▼

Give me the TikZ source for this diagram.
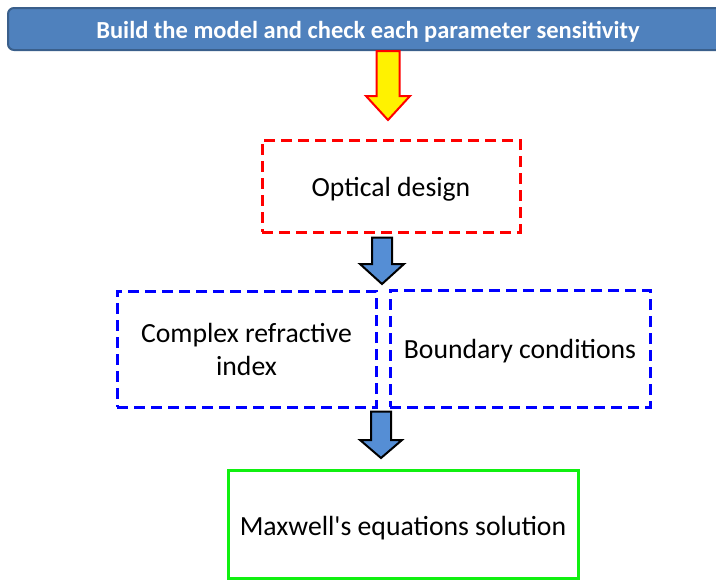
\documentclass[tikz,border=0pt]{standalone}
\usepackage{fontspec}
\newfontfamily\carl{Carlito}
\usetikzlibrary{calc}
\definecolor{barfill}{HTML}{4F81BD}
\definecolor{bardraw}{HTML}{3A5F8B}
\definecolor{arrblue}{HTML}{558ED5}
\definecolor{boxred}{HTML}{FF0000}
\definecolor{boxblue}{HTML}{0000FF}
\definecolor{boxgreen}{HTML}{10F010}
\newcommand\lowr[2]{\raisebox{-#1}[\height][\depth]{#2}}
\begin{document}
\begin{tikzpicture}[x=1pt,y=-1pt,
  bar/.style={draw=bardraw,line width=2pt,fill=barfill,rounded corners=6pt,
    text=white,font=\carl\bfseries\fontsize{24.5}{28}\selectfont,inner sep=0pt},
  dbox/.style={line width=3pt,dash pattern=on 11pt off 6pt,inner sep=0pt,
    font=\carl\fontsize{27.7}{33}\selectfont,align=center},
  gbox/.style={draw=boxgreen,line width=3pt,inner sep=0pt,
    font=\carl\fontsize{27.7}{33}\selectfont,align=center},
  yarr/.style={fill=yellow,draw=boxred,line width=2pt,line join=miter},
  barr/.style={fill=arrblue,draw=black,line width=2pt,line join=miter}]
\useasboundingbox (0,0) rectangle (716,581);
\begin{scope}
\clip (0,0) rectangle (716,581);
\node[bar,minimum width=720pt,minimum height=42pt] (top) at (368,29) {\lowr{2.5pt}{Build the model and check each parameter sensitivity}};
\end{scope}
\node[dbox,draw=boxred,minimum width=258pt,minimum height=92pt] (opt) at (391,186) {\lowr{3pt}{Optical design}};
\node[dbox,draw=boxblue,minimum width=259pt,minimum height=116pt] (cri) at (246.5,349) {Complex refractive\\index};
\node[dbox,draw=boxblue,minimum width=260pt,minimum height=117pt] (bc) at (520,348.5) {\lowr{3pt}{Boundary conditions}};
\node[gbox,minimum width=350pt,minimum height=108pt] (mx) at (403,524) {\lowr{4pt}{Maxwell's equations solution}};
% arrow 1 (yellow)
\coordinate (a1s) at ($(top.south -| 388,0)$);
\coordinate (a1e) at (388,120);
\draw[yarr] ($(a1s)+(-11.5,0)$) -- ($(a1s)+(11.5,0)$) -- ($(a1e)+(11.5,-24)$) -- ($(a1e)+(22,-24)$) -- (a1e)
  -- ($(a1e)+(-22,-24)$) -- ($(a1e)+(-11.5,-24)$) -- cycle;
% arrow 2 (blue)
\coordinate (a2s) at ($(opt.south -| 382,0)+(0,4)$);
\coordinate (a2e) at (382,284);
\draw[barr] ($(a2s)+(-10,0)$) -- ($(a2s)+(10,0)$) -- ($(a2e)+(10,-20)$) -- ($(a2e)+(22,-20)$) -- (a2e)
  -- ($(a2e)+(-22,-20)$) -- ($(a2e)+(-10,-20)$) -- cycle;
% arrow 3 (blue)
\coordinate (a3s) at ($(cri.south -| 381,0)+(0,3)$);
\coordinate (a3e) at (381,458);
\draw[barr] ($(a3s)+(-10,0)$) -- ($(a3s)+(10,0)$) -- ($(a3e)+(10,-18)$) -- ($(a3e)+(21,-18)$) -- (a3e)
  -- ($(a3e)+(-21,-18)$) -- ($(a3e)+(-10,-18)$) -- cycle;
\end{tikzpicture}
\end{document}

▲

WHAT NEEDS TO BE DONE: Restate the whole of the material word for word without the pictures.

THE REPLY:
Give me the TikZ source for this diagram.
\documentclass[tikz,border=0pt]{standalone}
\usepackage{fontspec}
\newfontfamily\carl{Carlito}
\usetikzlibrary{calc}
\definecolor{barfill}{HTML}{4F81BD}
\definecolor{bardraw}{HTML}{3A5F8B}
\definecolor{arrblue}{HTML}{558ED5}
\definecolor{boxred}{HTML}{FF0000}
\definecolor{boxblue}{HTML}{0000FF}
\definecolor{boxgreen}{HTML}{10F010}
\newcommand\lowr[2]{\raisebox{-#1}[\height][\depth]{#2}}
\begin{document}
\begin{tikzpicture}[x=1pt,y=-1pt,
  bar/.style={draw=bardraw,line width=2pt,fill=barfill,rounded corners=6pt,
    text=white,font=\carl\bfseries\fontsize{24.5}{28}\selectfont,inner sep=0pt},
  dbox/.style={line width=3pt,dash pattern=on 11pt off 6pt,inner sep=0pt,
    font=\carl\fontsize{27.7}{33}\selectfont,align=center},
  gbox/.style={draw=boxgreen,line width=3pt,inner sep=0pt,
    font=\carl\fontsize{27.7}{33}\selectfont,align=center},
  yarr/.style={fill=yellow,draw=boxred,line width=2pt,line join=miter},
  barr/.style={fill=arrblue,draw=black,line width=2pt,line join=miter}]
\useasboundingbox (0,0) rectangle (716,581);
\begin{scope}
\clip (0,0) rectangle (716,581);
\node[bar,minimum width=720pt,minimum height=42pt] (top) at (368,29) {\lowr{2.5pt}{Build the model and check each parameter sensitivity}};
\end{scope}
\node[dbox,draw=boxred,minimum width=258pt,minimum height=92pt] (opt) at (391,186) {\lowr{3pt}{Optical design}};
\node[dbox,draw=boxblue,minimum width=259pt,minimum height=116pt] (cri) at (246.5,349) {Complex refractive\\index};
\node[dbox,draw=boxblue,minimum width=260pt,minimum height=117pt] (bc) at (520,348.5) {\lowr{3pt}{Boundary conditions}};
\node[gbox,minimum width=350pt,minimum height=108pt] (mx) at (403,524) {\lowr{4pt}{Maxwell's equations solution}};
% arrow 1 (yellow)
\coordinate (a1s) at ($(top.south -| 388,0)$);
\coordinate (a1e) at (388,120);
\draw[yarr] ($(a1s)+(-11.5,0)$) -- ($(a1s)+(11.5,0)$) -- ($(a1e)+(11.5,-24)$) -- ($(a1e)+(22,-24)$) -- (a1e)
  -- ($(a1e)+(-22,-24)$) -- ($(a1e)+(-11.5,-24)$) -- cycle;
% arrow 2 (blue)
\coordinate (a2s) at ($(opt.south -| 382,0)+(0,4)$);
\coordinate (a2e) at (382,284);
\draw[barr] ($(a2s)+(-10,0)$) -- ($(a2s)+(10,0)$) -- ($(a2e)+(10,-20)$) -- ($(a2e)+(22,-20)$) -- (a2e)
  -- ($(a2e)+(-22,-20)$) -- ($(a2e)+(-10,-20)$) -- cycle;
% arrow 3 (blue)
\coordinate (a3s) at ($(cri.south -| 381,0)+(0,3)$);
\coordinate (a3e) at (381,458);
\draw[barr] ($(a3s)+(-10,0)$) -- ($(a3s)+(10,0)$) -- ($(a3e)+(10,-18)$) -- ($(a3e)+(21,-18)$) -- (a3e)
  -- ($(a3e)+(-21,-18)$) -- ($(a3e)+(-10,-18)$) -- cycle;
\end{tikzpicture}
\end{document}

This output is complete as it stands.